The newspapers and broadcast news fussed about the optics of Johnson joining forces with Ford; after all, here was the big city mayor labouring under a drug scandal. And now standing tall beside him was a sprinter who for three days appeared to have been the fastest man in the world until the Olympic committee stripped Johnson of his gold medal for doping in his 100-metre race against American Carl Lewis at the 1988 Seoul Olympic Games.
No one bothered to ask why Ford would want to associate with Johnson, particularly given the fact the sprinter became a national disgrace for his use of steroids during the games.
Of course, at this point, the media is happy to report on any move Ford makes with very little analysis. But why Johnson? A city mayoral campaign is, excuse the analogy, much more of a marathon than a sprint. Maybe Ford was trying to drive home a point about having a strong finishing kick, but I don’t actually think that’s why Johnson is involved.

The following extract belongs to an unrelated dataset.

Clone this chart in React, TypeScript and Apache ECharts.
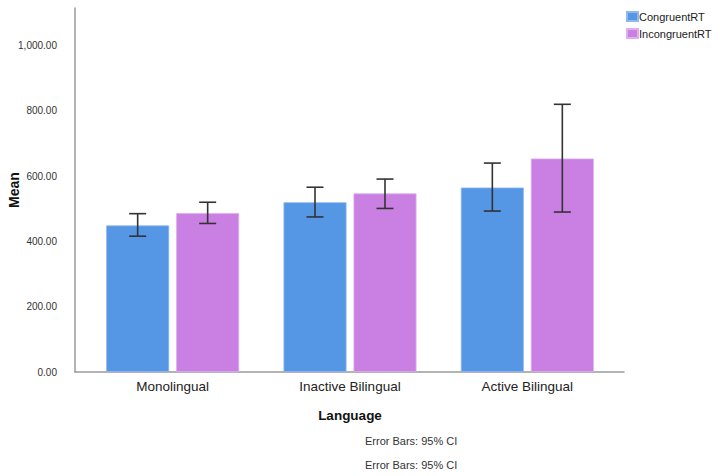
import React, { useEffect, useRef } from "react";
import * as echarts from "echarts";

// Mean reaction times by language group
const categories = ["Monolingual", "Inactive Bilingual", "Active Bilingual"];
const seriesNames = ["CongruentRT", "IncongruentRT"];
const congruentMean = [449, 520, 565];
const incongruentMean = [487, 547, 654];
// 95% confidence intervals
const congruentLow = [416, 475, 493];
const congruentHigh = [485, 566, 640];
const incongruentLow = [455, 501, 490];
const incongruentHigh = [520, 591, 820];

const yTicks = [0, 200, 400, 600, 800, 1000];

const BLUE = "#5596E5";
const PURPLE = "#CA7FE3";
const FONT = "Liberation Sans, Arial, sans-serif";

const BAR_W = 63;
const BAR_GAP = 7;

function errorSeries(low: number[], high: number[], offset: number) {
  return {
    type: "custom",
    xAxisIndex: 0,
    yAxisIndex: 0,
    silent: true,
    z: 10,
    encode: { x: 0, y: [1, 2] },
    data: categories.map((_, i) => [i, low[i], high[i]]),
    renderItem: (_params: any, api: any) => {
      const i = api.value(0);
      const pLo = api.coord([i, api.value(1)]);
      const pHi = api.coord([i, api.value(2)]);
      const cx = pLo[0] + offset;
      const cap = 8.5;
      const style = { stroke: "#333333", lineWidth: 1.6 };
      return {
        type: "group",
        children: [
          { type: "line", shape: { x1: cx, y1: pHi[1], x2: cx, y2: pLo[1] }, style },
          { type: "line", shape: { x1: cx - cap, y1: pHi[1], x2: cx + cap, y2: pHi[1] }, style },
          { type: "line", shape: { x1: cx - cap, y1: pLo[1], x2: cx + cap, y2: pLo[1] }, style },
        ],
      };
    },
  };
}

export default function App() {
  const ref = useRef<HTMLDivElement>(null);

  useEffect(() => {
    if (!ref.current) return;
    const chart = echarts.init(ref.current, undefined, { renderer: "svg" });
    const half = (BAR_W + BAR_GAP) / 2;
    chart.setOption({
      animation: false,
      backgroundColor: "#ffffff",
      textStyle: { fontFamily: FONT },
      legend: {
        orient: "vertical",
        left: 626,
        top: 11,
        padding: 0,
        itemWidth: 11,
        itemHeight: 9,
        itemGap: 6,
        icon: "rect",
        data: seriesNames,
        textStyle: { fontFamily: FONT, fontSize: 11, color: "#222", padding: [0, 0, 0, -4] },
      },
      grid: [
        { left: 84, right: 96, top: 8, bottom: 104, outerBoundsMode: "none", containLabel: false },
        { left: 75, right: 88, top: 8, bottom: 104, outerBoundsMode: "none", containLabel: false },
      ],
      xAxis: [
        {
          type: "category",
          gridIndex: 0,
          data: categories,
          axisLine: { show: false },
          axisTick: { show: false },
          axisLabel: { fontFamily: FONT, fontSize: 13.5, color: "#222", margin: 7 },
          name: "Language",
          nameLocation: "middle",
          nameGap: 36,
          nameTextStyle: { fontFamily: FONT, fontSize: 13.5, fontWeight: "bold", color: "#111" },
        },
        {
          type: "value",
          gridIndex: 1,
          min: 0,
          max: 1,
          axisLine: { show: true, lineStyle: { color: "#9a9a9a", width: 1.5 } },
          axisTick: { show: false },
          axisLabel: { show: false },
          splitLine: { show: false },
        },
      ],
      yAxis: [
        {
          type: "value",
          gridIndex: 0,
          min: 0,
          max: 1115,
          interval: 200,
          offset: 9,
          axisLine: { show: true, lineStyle: { color: "#9a9a9a", width: 1.5 } },
          axisTick: { show: false },
          splitLine: { show: false },
          axisLabel: {
            fontFamily: FONT,
            fontSize: 10,
            color: "#333",
            margin: 18,
            showMaxLabel: false,
            formatter: (v: number) =>
              yTicks.includes(v)
                ? v.toLocaleString("en-US", { minimumFractionDigits: 2, maximumFractionDigits: 2 })
                : "",
          },
        },
        {
          type: "value",
          gridIndex: 1,
          show: false,
        },
      ],
      series: [
        {
          name: seriesNames[0],
          type: "bar",
          xAxisIndex: 0,
          yAxisIndex: 0,
          barWidth: BAR_W,
          barGap: `${(BAR_GAP / BAR_W) * 100}%`,
          itemStyle: { color: BLUE, borderColor: "#8fb9ee", borderWidth: 0.8 },
          data: congruentMean,
        },
        {
          name: seriesNames[1],
          type: "bar",
          xAxisIndex: 0,
          yAxisIndex: 0,
          barWidth: BAR_W,
          itemStyle: { color: PURPLE, borderColor: "#deaeee", borderWidth: 0.8 },
          data: incongruentMean,
        },
        errorSeries(congruentLow, congruentHigh, -half),
        errorSeries(incongruentLow, incongruentHigh, half),
      ],
      graphic: [
        {
          type: "text",
          x: 14,
          y: 190,
          rotation: Math.PI / 2,
          style: {
            text: "Mean",
            fontFamily: FONT,
            fontSize: 14,
            fontWeight: "bold",
            fill: "#111",
            align: "center",
            verticalAlign: "middle",
          },
        },
        {
          type: "text",
          left: 365,
          top: 435,
          style: { text: "Error Bars: 95% CI", fontFamily: FONT, fontSize: 11, fill: "#333" },
        },
        {
          type: "text",
          left: 365,
          top: 459,
          style: { text: "Error Bars: 95% CI", fontFamily: FONT, fontSize: 11, fill: "#333" },
        },
      ],
    });
    return () => chart.dispose();
  }, []);

  return (
    <div
      ref={ref}
      style={{ position: "fixed", left: 0, top: 0, width: 712, height: 476, background: "#fff" }}
    />
  );
}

Rather, when reporters were questioning the “optics” of Johnson’s involvement, they were on the right track without even realizing it. Back in late January, a video surfaced of Ford at a fast food restaurant in Toronto “swearing, mumbling and speaking in Jamaican patois,” according to CBC News.
The public broadcaster reported that Ford attempted to use a Jamaican swear word four times and questioned him as to whether his use of the accent was offensive. Ford told CBC, “I met some friends. If I speak that way, that’s how I speak with some of my friends and no, I don’t think it’s discriminative at all.”
According to sports journalist Richard Moore in his definitive book on the 1988 Johnson-Lewis match titled The Dirtiest Race in History, Johnson “suffered slurs and innuendo about his intelligence” later in life. But Moore notes the sprinter’s teachers called him “average.” In school, in Toronto, the Jamaican-born sprinter was placed in classes for slow learners, but Moore points out Johnson not only had a heavy accent, but stuttered. The latter may be one of the reasons why Johnson had little to say at the recent news conference.
It doesn’t matter. Johnson didn’t need to say anything. Only his presence was required. Ford’s labouring under a lot of pressure in the current mayoralty race and his handlers may be looking for any kind of edge. Again, though, why would Ford decide that a sprinter who had his Olympic gold medal rescinded because of his use of drugs would be a good choice to stand next to him? It could be Ford or his handlers thought the presence of a famous, heck, an infamous, Jamaican friend might help diffuse at least one of the issues of recent months: Ford’s late-night mumbling in a Jamaican accent. Look, Mayor Ford really does have friends – and at least one of them is Jamaican, so that legitimises that entire episode.
Or, maybe it’s just another one of Ford’s wacky ideas, like suddenly jetting off to Hollywood for the Oscars to network, even though Toronto’s film commissioner and others knew nothing of the idea and no previous agenda had been planned.
There’s also an interesting side note to all of this. Last November, news broke that Ford’s new personal fitness trainer was convicted in the U.S. for steroid trafficking and is currently in the midst of a 12-year ban from coaching in Canada for administering steroids, according to the National Post.
Whatever the reason for Ford parading out Johnson, it’s certainly one of the oddest pairings ever seen in the history of track and field and does’t seem very likely to give the mayor an edge on his competitors.